Kerbela’nın acısı bin yıla aşkın süredir kalbimizden çıkmamış ve asla çıkmayacaktır. Sevinçlerimiz gibi acılarımız da bizleri yakınlaştırıyor, güçlendiriyor. Ortak bir geçmişi paylaşıyoruz. Hepimiz biriz ve birlikteyiz. Daha güzel geleceği de yine birlikte paylaşacağız. Bu topraklarda barış ve kardeşliği, o güzel iklimi beraberce daima koruyacağız.”
“BİZ İSTANBUL’DA YAŞAYAN HER İNSANA HİZMET SUNMAKTA YÜKÜMLÜYÜZ”
“3 yılı aşkındır İstanbul’da herkese eşit duran bir yerel yönetim olma gayreti içerisindeyiz” diyen İmamoğlu sözlerini şöyle sürdürdü:
“Farklı inanç gruplarının ihtiyaçlarına çözüm üretmek için İnanç Masası’nı kurduk. Başta cenaze hizmetlerindeki kapsayıcılık ilkesi doğrultusunda bir gelişim ortaya koyarak, inanç gruplarından din görevlileri ve gassallar artık belediyemizde Caferi vatandaşlarımız için de görev yapıyor.
Caferi din görevlilerimiz, Caferi yurttaşlarımız için İBB bünyesinde görev yapıyorlar. Çünkü biz İstanbul’da yaşayan, vergisini veren her insana hizmet sunmakta yükümlüyüz. Caferi kardeşlerimizin ibadethaneleri, sosyal mekanları hiçbir ayrımcılık olmadan eşit hizmet ilkesiyle karşılanmalıdır, bunun farkındayız.

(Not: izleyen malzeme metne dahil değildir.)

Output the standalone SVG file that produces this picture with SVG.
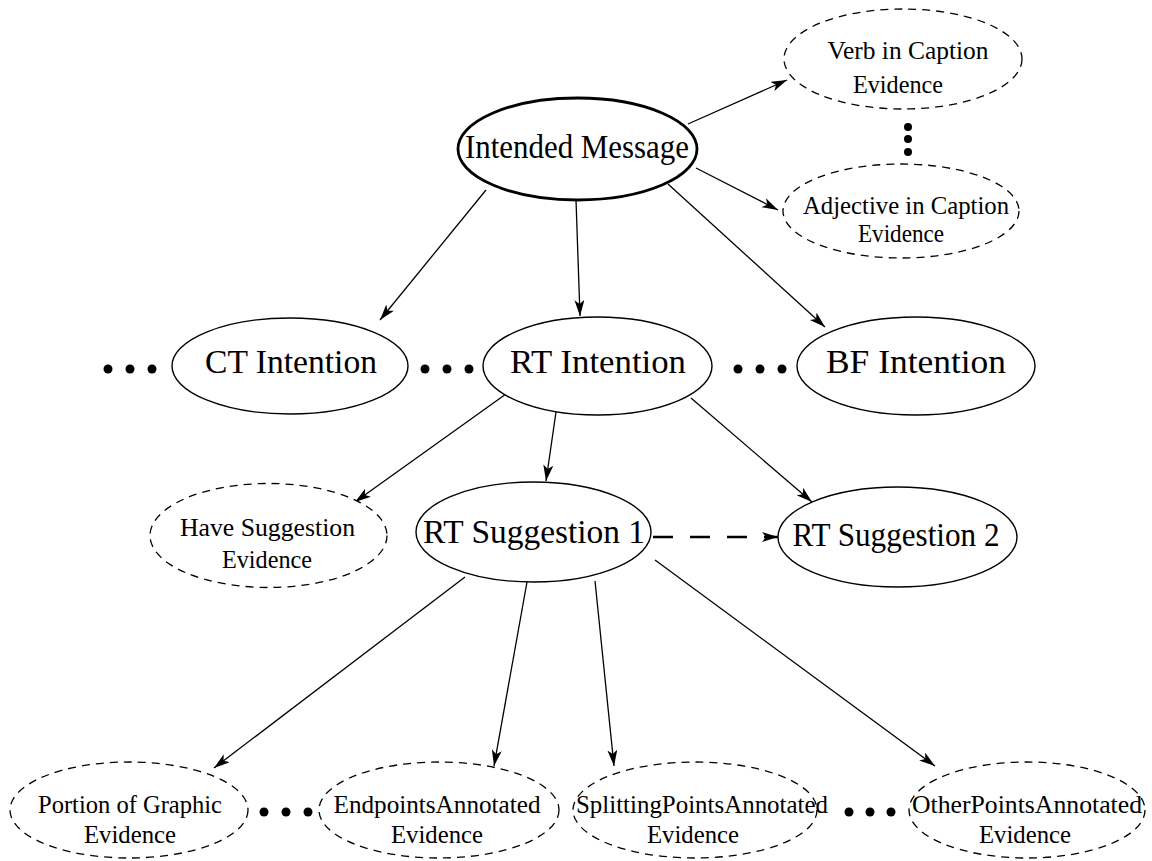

Biz de Zeynebiye Camii ve Kültür Merkezi başta olmak üzere, bütün Caferi inanç merkezleri ve camileriyle ilgili, kültür alanlarıyla ilgili en üst seviyede bütçemizden İstanbul halkına hemşerilerimizin hizmetine ayıracağımızdan hiçbir Caferi kardeşimizin şüphesi olmasın”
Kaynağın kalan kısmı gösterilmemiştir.